> Your goal:
Print only the lines from the top of the data through the line with "plt.rcParams['axes.unicode_minus'] = False", both included, skipping every picture.

****************************************

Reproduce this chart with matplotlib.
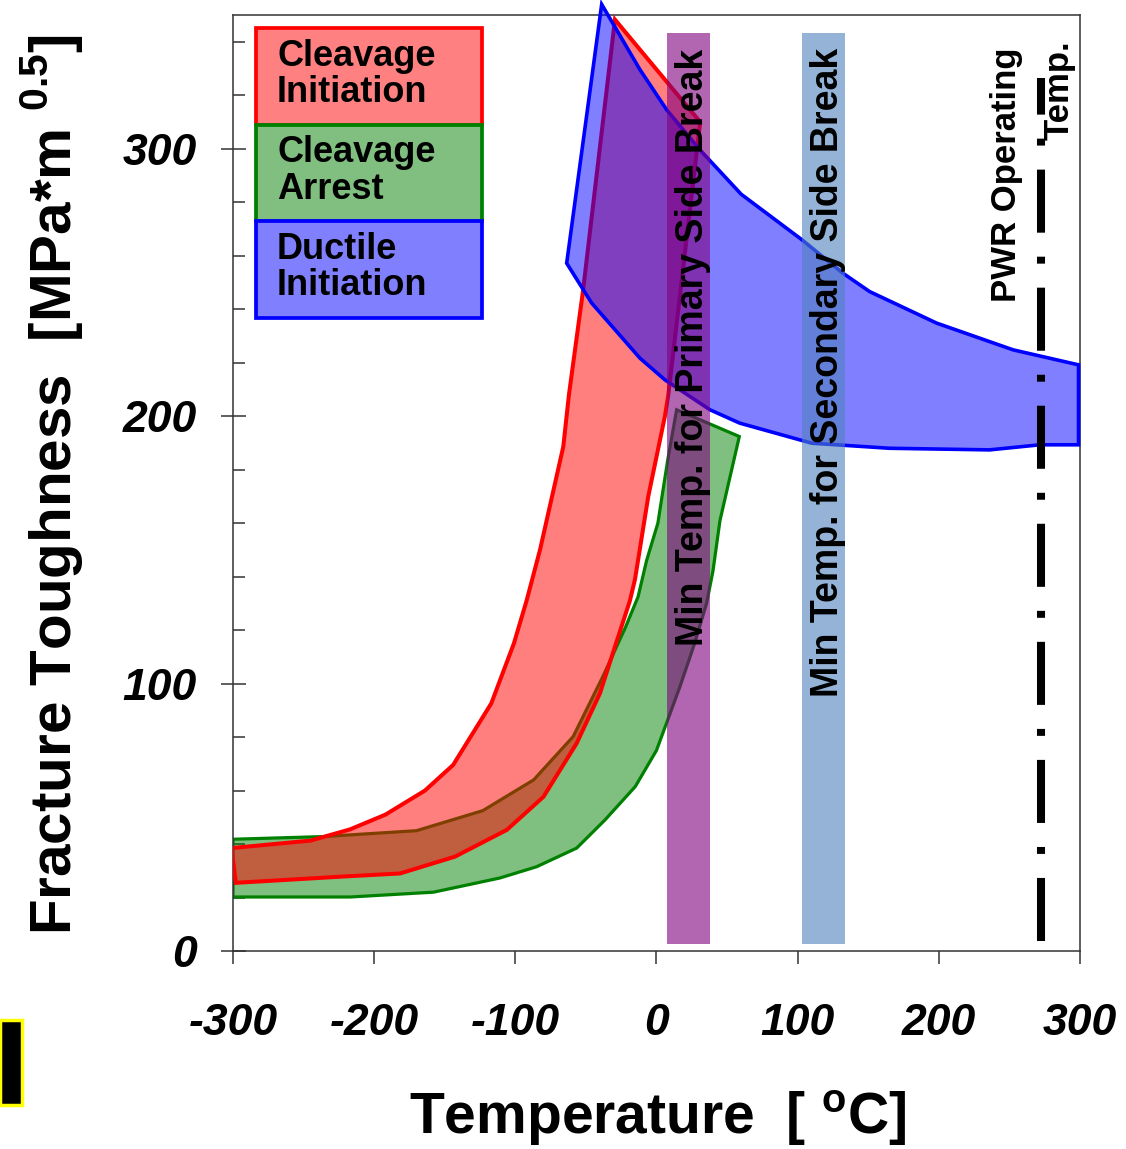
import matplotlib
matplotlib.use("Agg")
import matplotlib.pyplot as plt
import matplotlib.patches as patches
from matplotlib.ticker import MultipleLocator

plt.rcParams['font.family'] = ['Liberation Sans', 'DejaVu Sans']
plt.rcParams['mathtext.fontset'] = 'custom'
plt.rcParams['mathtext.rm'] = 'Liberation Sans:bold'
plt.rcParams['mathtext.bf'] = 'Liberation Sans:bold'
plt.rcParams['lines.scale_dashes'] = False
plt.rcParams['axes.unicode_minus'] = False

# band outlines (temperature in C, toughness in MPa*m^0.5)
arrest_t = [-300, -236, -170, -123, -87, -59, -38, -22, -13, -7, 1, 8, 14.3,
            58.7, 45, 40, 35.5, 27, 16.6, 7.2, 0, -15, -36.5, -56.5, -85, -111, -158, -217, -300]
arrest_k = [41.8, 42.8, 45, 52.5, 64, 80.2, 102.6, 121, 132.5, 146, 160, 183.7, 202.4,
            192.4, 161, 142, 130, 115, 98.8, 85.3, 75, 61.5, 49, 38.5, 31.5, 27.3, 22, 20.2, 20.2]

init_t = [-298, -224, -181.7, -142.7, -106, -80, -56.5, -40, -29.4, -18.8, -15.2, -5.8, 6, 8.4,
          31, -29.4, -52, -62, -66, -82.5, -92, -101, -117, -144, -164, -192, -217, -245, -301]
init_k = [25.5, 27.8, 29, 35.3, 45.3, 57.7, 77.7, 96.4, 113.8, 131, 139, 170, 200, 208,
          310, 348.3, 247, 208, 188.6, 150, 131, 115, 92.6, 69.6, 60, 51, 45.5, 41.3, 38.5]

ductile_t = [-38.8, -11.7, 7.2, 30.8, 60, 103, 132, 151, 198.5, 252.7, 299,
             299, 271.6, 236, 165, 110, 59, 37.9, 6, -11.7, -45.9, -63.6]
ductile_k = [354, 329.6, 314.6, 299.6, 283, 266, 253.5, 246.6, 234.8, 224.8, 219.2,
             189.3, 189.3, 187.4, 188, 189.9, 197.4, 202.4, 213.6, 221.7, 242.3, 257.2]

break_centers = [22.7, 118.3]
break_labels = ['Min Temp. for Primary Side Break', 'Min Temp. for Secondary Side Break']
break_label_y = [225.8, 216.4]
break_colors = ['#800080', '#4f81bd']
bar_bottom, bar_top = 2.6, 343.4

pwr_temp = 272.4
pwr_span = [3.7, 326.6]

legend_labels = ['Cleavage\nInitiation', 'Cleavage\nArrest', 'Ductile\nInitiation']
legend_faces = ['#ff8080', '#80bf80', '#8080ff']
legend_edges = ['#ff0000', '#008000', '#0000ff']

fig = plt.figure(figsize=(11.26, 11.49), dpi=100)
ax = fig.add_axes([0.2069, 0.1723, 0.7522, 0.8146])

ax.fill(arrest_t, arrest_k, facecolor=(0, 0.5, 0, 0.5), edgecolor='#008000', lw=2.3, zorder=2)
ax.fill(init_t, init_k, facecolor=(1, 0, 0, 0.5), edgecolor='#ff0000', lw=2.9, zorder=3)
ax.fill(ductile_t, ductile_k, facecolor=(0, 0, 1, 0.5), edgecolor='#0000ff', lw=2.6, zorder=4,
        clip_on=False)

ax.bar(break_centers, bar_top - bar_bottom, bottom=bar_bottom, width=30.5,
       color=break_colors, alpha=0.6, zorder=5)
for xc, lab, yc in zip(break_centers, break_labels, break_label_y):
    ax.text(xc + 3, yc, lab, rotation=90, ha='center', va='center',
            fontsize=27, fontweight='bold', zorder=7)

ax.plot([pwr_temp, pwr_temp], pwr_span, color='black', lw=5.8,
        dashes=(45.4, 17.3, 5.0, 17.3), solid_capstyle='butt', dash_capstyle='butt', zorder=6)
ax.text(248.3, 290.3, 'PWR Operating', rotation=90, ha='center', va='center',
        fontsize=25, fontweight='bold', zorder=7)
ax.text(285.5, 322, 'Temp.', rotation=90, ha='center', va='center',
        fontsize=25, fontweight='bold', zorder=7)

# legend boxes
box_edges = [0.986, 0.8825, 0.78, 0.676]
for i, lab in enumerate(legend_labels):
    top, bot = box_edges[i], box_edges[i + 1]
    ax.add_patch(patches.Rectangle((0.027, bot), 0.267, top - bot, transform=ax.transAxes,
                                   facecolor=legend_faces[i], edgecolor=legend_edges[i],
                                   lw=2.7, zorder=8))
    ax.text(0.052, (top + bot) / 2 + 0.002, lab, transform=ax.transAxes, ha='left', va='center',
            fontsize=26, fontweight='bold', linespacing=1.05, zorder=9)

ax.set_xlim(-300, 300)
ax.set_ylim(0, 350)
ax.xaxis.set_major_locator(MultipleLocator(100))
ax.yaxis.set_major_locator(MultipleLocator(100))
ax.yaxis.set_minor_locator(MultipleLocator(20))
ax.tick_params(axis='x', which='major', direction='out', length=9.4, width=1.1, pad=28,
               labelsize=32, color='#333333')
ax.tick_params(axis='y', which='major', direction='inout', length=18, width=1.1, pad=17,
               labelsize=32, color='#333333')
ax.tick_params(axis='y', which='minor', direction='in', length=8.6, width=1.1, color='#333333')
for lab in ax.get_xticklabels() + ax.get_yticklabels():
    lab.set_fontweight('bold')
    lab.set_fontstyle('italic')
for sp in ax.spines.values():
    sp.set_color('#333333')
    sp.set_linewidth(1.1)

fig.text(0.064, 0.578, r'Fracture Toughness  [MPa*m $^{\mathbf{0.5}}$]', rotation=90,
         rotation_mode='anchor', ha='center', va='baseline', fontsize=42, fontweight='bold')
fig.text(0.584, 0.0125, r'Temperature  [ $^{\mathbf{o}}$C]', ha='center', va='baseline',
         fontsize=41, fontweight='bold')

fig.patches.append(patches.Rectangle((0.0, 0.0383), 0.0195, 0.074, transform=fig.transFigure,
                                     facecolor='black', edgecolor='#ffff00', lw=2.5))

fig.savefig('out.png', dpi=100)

****************************************

> Finished exercise:
Reproduce this chart with matplotlib.
import matplotlib
matplotlib.use("Agg")
import matplotlib.pyplot as plt
import matplotlib.patches as patches
from matplotlib.ticker import MultipleLocator

plt.rcParams['font.family'] = ['Liberation Sans', 'DejaVu Sans']
plt.rcParams['mathtext.fontset'] = 'custom'
plt.rcParams['mathtext.rm'] = 'Liberation Sans:bold'
plt.rcParams['mathtext.bf'] = 'Liberation Sans:bold'
plt.rcParams['lines.scale_dashes'] = False
plt.rcParams['axes.unicode_minus'] = False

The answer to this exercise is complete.